MERCI!!!!! Le problème est résolu. J'ai galéré dessus pendant 2 semaines (je ne fais pas que ca de mes journée quand même ). 
Je pensais avoir compris la gestion mémoire en objective C.... il faut croire que non, je vais me replonger dans mes cours.

Encore merci vous m'enlever une sacré épine du pied.


----------



## Bladrak (1 Mars 2010)

Sinon si tu veux t'éviter les getters/setters (s'ils n'ont pas de traitements spéciaux à faire à ce moment là) tu peux utiliser les versions "auto-générées".

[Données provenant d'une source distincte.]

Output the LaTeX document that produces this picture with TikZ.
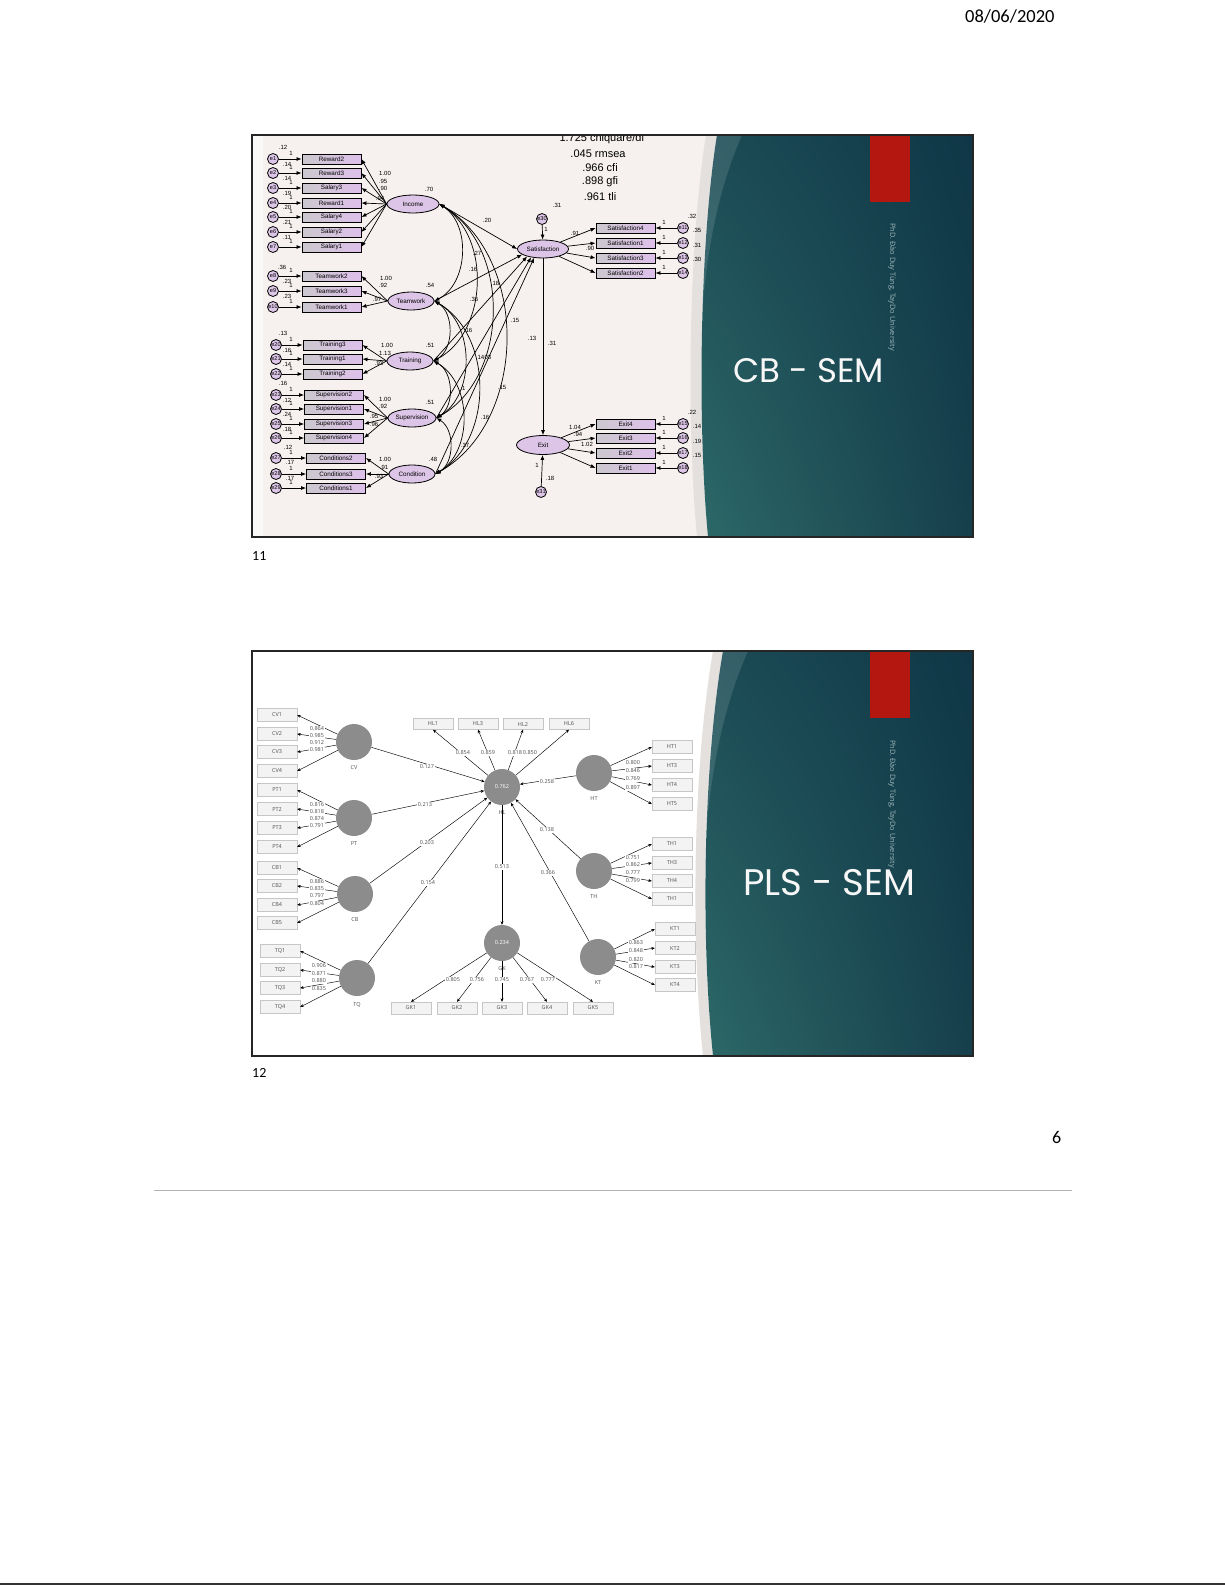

Dans ton .h tu mets un @property (nonatomic, retain) Type *var; et dans ton .m un @synthesize var;
A partir de là le compilateur te génère les getters/setters associés à ta variable de classe, que tu peux invoquer avec monObjet.var.


----------



## feebeling (1 Mars 2010)

Merci pour l'astuce ça peut être utile.


----------



## ntx (1 Mars 2010)

Certes mais avant d'utiliser ce genre de truc apprend à bien maîtriser le langage, c'est indispensable pour comprendre ce que font les outils automatiques


----------



## feebeling (1 Mars 2010)

Pour être honnête je ne suis pas adepte de tout ce qui est automatique je préfère savoir ce que je fais.


----------